About the film
Director: Nadine Labaki
Actors: Yordanos Shiferaw, Zain al RafeeaProving herself an astonishingly accomplished director Nadine Labaki’s (Where Do We Go Now?) journey through the slums of Lebanon thrills with compassion and heart.
The film takes place in Beirut, but the title takes its name from the ancient Israeli fishing town of Capernaum, which in turn became the namesake for a word meaning “disorderly accumulation of objects.” In the slums that Labaki’s characters inhabit, people, especially children, come to be a part of that disorderly accumulation as well.
Winner of the prestigious Cannes Film Festival Grand Jury Prize, Capharnaum sees non-professional actors from displaced backgrounds playing out the narrative with poignantly moving authenticity. A young boy, Zain (magnetically portrayed by Syrian migrant Zain al Rafeea), stands up in court in Lebanon. He has already done time for stabbing someone. Now he wants to sue his parents for giving him life. And it’s hard to blame him, even before we get to spend time wallowing in the apathy and abject horror of his daily life.

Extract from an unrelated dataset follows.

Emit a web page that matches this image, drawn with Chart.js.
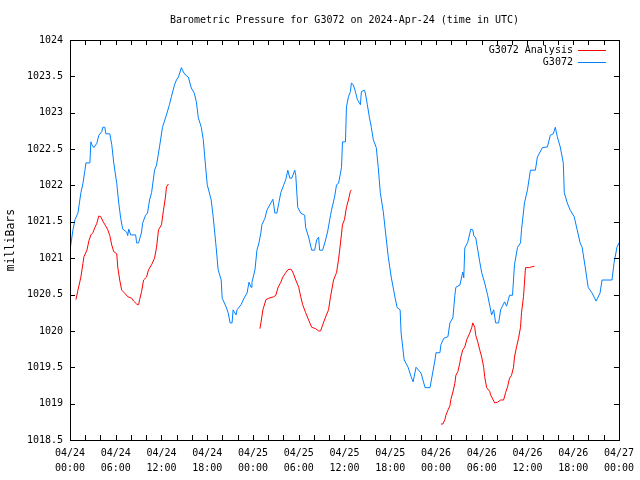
<!DOCTYPE html>
<html>
<head>
<meta charset="utf-8">
<script src="https://cdn.jsdelivr.net/npm/chart.js@4/dist/chart.umd.min.js"></script>
<style>
  html, body { margin: 0; padding: 0; background: #ffffff; }
  canvas { display: block; }
</style>
</head>
<body>
<canvas id="c" width="640" height="480"></canvas>
<script>
// ---- Data (hours since 2024-04-24 00:00 UTC, pressure in mb) ----
const chartTitle = 'Barometric Pressure for G3072 on 2024-Apr-24 (time in UTC)';
const yAxisTitle = 'milliBars';
const seriesNames = ['G3072 Analysis', 'G3072'];
const seriesColors = ['#ff0000', '#0080ff'];

const xTickDates = ['04/24','04/24','04/24','04/24','04/25','04/25','04/25','04/25','04/26','04/26','04/26','04/26','04/27'];
const xTickTimes = ['00:00','06:00','12:00','18:00','00:00','06:00','12:00','18:00','00:00','06:00','12:00','18:00','00:00'];

const blueHours = [0,0.39,0.65,1.04,1.43,1.70,1.96,2.09,2.61,2.74,2.87,3.13,3.52,3.78,4.17,4.30,4.57,4.70,5.22,5.48,5.74,6.13,6.39,6.65,6.91,7.43,7.57,7.70,7.96,8.61,8.74,9.00,9.39,9.52,9.91,10.17,10.43,10.70,11.09,11.35,11.74,12.13,12.65,13.04,13.30,13.70,13.96,14.22,14.61,14.87,15.13,15.52,15.91,16.30,16.57,16.83,17.22,17.48,17.74,18.00,18.52,18.78,19.17,19.43,19.83,19.96,20.48,20.74,21.00,21.26,21.39,21.78,21.91,22.43,22.83,23.22,23.48,23.74,23.87,24.26,24.52,24.78,25.04,25.17,25.57,25.83,26.35,26.61,26.87,27.13,27.39,27.65,28.04,28.30,28.57,28.83,29.09,29.48,29.61,29.87,30.26,30.78,30.91,31.30,31.70,32.09,32.35,32.61,32.74,33.13,33.52,33.78,34.17,34.30,34.70,34.96,35.22,35.48,35.61,35.74,36.13,36.26,36.52,36.78,36.91,37.17,37.43,37.70,38.09,38.22,38.61,38.74,39.00,39.26,39.52,39.78,40.17,40.43,40.70,41.09,41.35,41.74,42.13,42.65,42.91,43.30,43.43,43.83,44.35,44.74,45.00,45.39,46.04,46.57,47.22,47.87,48.00,48.52,48.65,49.04,49.57,49.83,50.22,50.48,50.61,51.13,51.52,51.65,51.78,52.17,52.57,52.83,52.96,53.22,53.74,54.00,54.39,54.78,55.30,55.57,55.83,56.22,56.48,57.00,57.26,57.65,58.04,58.30,58.70,59.09,59.22,59.61,60.00,60.39,61.04,61.30,61.96,62.61,63.00,63.39,63.65,63.91,64.30,64.70,64.83,65.22,65.61,66.13,66.52,66.91,67.17,67.57,67.96,68.48,69.00,69.52,69.78,71.09,71.35,71.74,72.00];
const blueValues = [1021.11,1021.39,1021.53,1021.62,1021.90,1022.03,1022.21,1022.31,1022.31,1022.60,1022.56,1022.52,1022.58,1022.69,1022.74,1022.80,1022.80,1022.71,1022.71,1022.56,1022.31,1022.03,1021.76,1021.55,1021.40,1021.36,1021.31,1021.40,1021.32,1021.32,1021.21,1021.21,1021.36,1021.48,1021.59,1021.62,1021.80,1021.90,1022.21,1022.28,1022.53,1022.80,1022.97,1023.11,1023.22,1023.38,1023.45,1023.49,1023.62,1023.56,1023.52,1023.49,1023.34,1023.27,1023.15,1022.93,1022.80,1022.63,1022.31,1022.01,1021.80,1021.57,1021.15,1020.84,1020.70,1020.45,1020.33,1020.25,1020.11,1020.11,1020.29,1020.22,1020.29,1020.36,1020.45,1020.52,1020.67,1020.60,1020.67,1020.84,1021.11,1021.21,1021.35,1021.46,1021.55,1021.66,1021.76,1021.81,1021.62,1021.62,1021.76,1021.90,1022.01,1022.08,1022.21,1022.10,1022.10,1022.21,1022.14,1021.70,1021.62,1021.59,1021.42,1021.29,1021.11,1021.11,1021.25,1021.29,1021.11,1021.11,1021.25,1021.36,1021.59,1021.66,1021.84,1022.01,1022.03,1022.17,1022.25,1022.60,1022.60,1023.08,1023.22,1023.29,1023.41,1023.38,1023.29,1023.18,1023.11,1023.29,1023.31,1023.27,1023.11,1022.94,1022.80,1022.63,1022.52,1022.25,1021.90,1021.64,1021.39,1021.02,1020.74,1020.45,1020.32,1020.29,1019.97,1019.60,1019.50,1019.37,1019.30,1019.50,1019.42,1019.22,1019.22,1019.60,1019.70,1019.70,1019.81,1019.90,1019.92,1020.11,1020.18,1020.49,1020.60,1020.63,1020.81,1020.73,1021.14,1021.22,1021.40,1021.39,1021.31,1021.28,1020.95,1020.80,1020.66,1020.49,1020.22,1020.29,1020.11,1020.11,1020.29,1020.40,1020.34,1020.49,1020.49,1020.91,1021.15,1021.21,1021.39,1021.76,1021.94,1022.21,1022.21,1022.39,1022.52,1022.53,1022.69,1022.71,1022.80,1022.67,1022.53,1022.31,1021.90,1021.76,1021.66,1021.57,1021.39,1021.21,1021.15,1020.88,1020.60,1020.52,1020.41,1020.52,1020.70,1020.70,1020.93,1021.15,1021.21];

const redHours = [0.78,1.04,1.43,1.70,1.83,2.22,2.48,2.74,3.00,3.26,3.52,3.78,4.04,4.30,4.70,4.96,5.22,5.48,5.74,6.13,6.26,6.52,6.78,7.17,7.57,8.09,8.35,8.74,9.00,9.13,9.39,9.65,10.04,10.30,10.70,11.09,11.35,11.61,12.00,12.26,12.52,12.65,12.91,
  18.00,
  24.91,25.04,25.30,25.70,26.09,26.74,27.00,27.26,27.65,27.91,28.30,28.57,28.96,29.22,29.61,30.00,30.26,30.52,30.91,31.30,31.70,32.22,32.61,32.87,33.13,33.52,33.91,34.17,34.57,34.83,34.96,35.22,35.48,35.74,36.00,36.26,36.52,36.78,36.91,
  42.00,
  48.65,48.91,49.17,49.30,49.57,49.83,49.96,50.22,50.48,50.61,50.87,51.13,51.26,51.52,51.78,52.04,52.43,52.70,52.83,53.09,53.22,53.48,53.74,54.00,54.26,54.39,54.65,55.04,55.17,55.70,56.09,56.48,56.87,57.13,57.39,57.65,57.91,58.17,58.30,58.57,58.83,59.09,59.22,59.48,59.61,59.74,60.26,60.52,60.91];
const redValues = [1020.43,1020.56,1020.74,1020.93,1021.02,1021.11,1021.24,1021.32,1021.35,1021.42,1021.48,1021.58,1021.57,1021.51,1021.44,1021.39,1021.31,1021.18,1021.09,1021.06,1020.88,1020.70,1020.56,1020.52,1020.47,1020.45,1020.41,1020.37,1020.36,1020.43,1020.54,1020.70,1020.74,1020.84,1020.91,1021.00,1021.15,1021.39,1021.46,1021.66,1021.84,1021.98,1022.02,
  null,
  1020.03,1020.11,1020.29,1020.43,1020.45,1020.47,1020.49,1020.59,1020.67,1020.74,1020.80,1020.84,1020.85,1020.81,1020.70,1020.60,1020.47,1020.36,1020.25,1020.15,1020.05,1020.03,1020.00,1020.00,1020.08,1020.19,1020.29,1020.47,1020.70,1020.77,1020.80,1020.98,1021.21,1021.46,1021.53,1021.70,1021.80,1021.92,1021.94,
  null,
  1018.72,1018.72,1018.78,1018.84,1018.91,1018.97,1019.06,1019.16,1019.28,1019.39,1019.44,1019.56,1019.64,1019.74,1019.78,1019.88,1019.97,1020.05,1020.11,1020.05,1019.94,1019.85,1019.74,1019.64,1019.50,1019.37,1019.22,1019.17,1019.12,1019.01,1019.02,1019.05,1019.05,1019.15,1019.23,1019.35,1019.39,1019.50,1019.64,1019.78,1019.90,1020.05,1020.25,1020.47,1020.66,1020.87,1020.87,1020.88,1020.89];

const xMin = 0, xMax = 72, xStep = 6, xMinorStep = 2;
const yMin = 1018.5, yMax = 1024, yStep = 0.5;

// ---- Build datasets ----
const toPoints = (xs, ys) => xs.map((x, i) => ({ x: x, y: ys[i] }));

const FONT = '"DejaVu Sans Mono", "Liberation Mono", monospace';

const frame = {
  id: 'frame',
  afterDatasetsDraw(chart) {
    const { ctx, chartArea: a, scales } = chart;
    ctx.save();
    ctx.strokeStyle = '#000000';
    ctx.lineWidth = 1;
    ctx.beginPath();
    // inward ticks
    const tl = 5;
    for (let h = xMin; h <= xMax; h += xMinorStep) {
      const px = Math.round(scales.x.getPixelForValue(h)) + 0.5;
      ctx.moveTo(px, a.bottom); ctx.lineTo(px, a.bottom - tl);
      ctx.moveTo(px, a.top); ctx.lineTo(px, a.top + tl);
    }
    for (let v = yMin; v <= yMax + 1e-9; v += yStep) {
      const py = Math.round(scales.y.getPixelForValue(v)) + 0.5;
      ctx.moveTo(a.left, py); ctx.lineTo(a.left + tl, py);
      ctx.moveTo(a.right, py); ctx.lineTo(a.right - tl, py);
    }
    ctx.stroke();
    ctx.strokeRect(Math.round(a.left) + 0.5, Math.round(a.top) + 0.5,
                   Math.round(a.right - a.left), Math.round(a.bottom - a.top));
    // legend
    ctx.font = '10px ' + FONT;
    ctx.textAlign = 'right';
    ctx.textBaseline = 'middle';
    chart.data.datasets.forEach((ds, i) => {
      const y = a.top + 10 + i * 12;
      ctx.fillStyle = '#000000';
      ctx.fillText(ds.label, a.right - 46, y);
      ctx.strokeStyle = ds.borderColor;
      ctx.beginPath();
      ctx.moveTo(a.right - 41, Math.round(y) + 0.5);
      ctx.lineTo(a.right - 13, Math.round(y) + 0.5);
      ctx.stroke();
    });
    ctx.restore();
  }
};

new Chart(document.getElementById('c'), {
  type: 'line',
  data: {
    datasets: [
      { label: seriesNames[0], data: toPoints(redHours, redValues), borderColor: seriesColors[0],
        borderWidth: 1, pointRadius: 0, tension: 0, fill: false, spanGaps: false },
      { label: seriesNames[1], data: toPoints(blueHours, blueValues), borderColor: seriesColors[1],
        borderWidth: 1, pointRadius: 0, tension: 0, fill: false }
    ]
  },
  options: {
    responsive: false,
    animation: false,
    devicePixelRatio: 1,
    layout: { padding: { left: 0, right: 18, top: 0, bottom: 0 } },
    plugins: {
      legend: { display: false },
      tooltip: { enabled: false },
      title: {
        display: true, text: chartTitle, fullSize: false, color: '#000000',
        font: { family: FONT, size: 10, weight: 'normal', lineHeight: 1.2 },
        padding: { top: 14, bottom: 14 }
      }
    },
    scales: {
      x: {
        type: 'linear', min: xMin, max: xMax,
        grid: { display: false, drawTicks: false },
        border: { display: false },
        afterFit: (s) => { s.height = 40; },
        ticks: {
          stepSize: xStep, autoSkip: false, maxRotation: 0, minRotation: 0,
          padding: 6, color: '#000000',
          font: { family: FONT, size: 10, lineHeight: 1.5 },
          callback: (v) => { const i = Math.round((v - xMin) / xStep); return [xTickDates[i], xTickTimes[i]]; }
        }
      },
      y: {
        type: 'linear', min: yMin, max: yMax,
        grid: { display: false, drawTicks: false },
        border: { display: false },
        afterFit: (s) => { s.width = 70; },
        title: {
          display: true, text: yAxisTitle, color: '#000000',
          font: { family: FONT, size: 11.5 }, padding: { top: 4, bottom: 0 }
        },
        ticks: {
          stepSize: yStep, padding: 7, color: '#000000',
          font: { family: FONT, size: 10 },
          callback: (v) => String(Math.round(v * 10) / 10)
        }
      }
    }
  },
  plugins: [frame]
});
</script>
</body>
</html>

Most of the film takes place in flashback, tracing Zain’s route to jail via the slums of Beirut.
His parents, Souad (Kawthar Al Haddad) and Selim (Fadi Kamel Youssef), appear to be better at having children than looking after them. The kids work instead of going to school and when Zain’s 11 year old sister is sold into marriage it’s all too much and Zain runs away from home. He is taken in and lovingly cared for by an illegal Ethiopian worker, Rahil (Yordanos Shifera, an unregistered Ethiopian refugee herself), who lives in a shanty house with her baby brain-meltingly adorable son, Yonas (Treasure Bankhole, a baby girl in real life). But when Rahil disappears, Zain is suddenly left to fend for himself and her baby, resorting to increasingly desperate measures to survive.
This is an astonishing work of social-realism.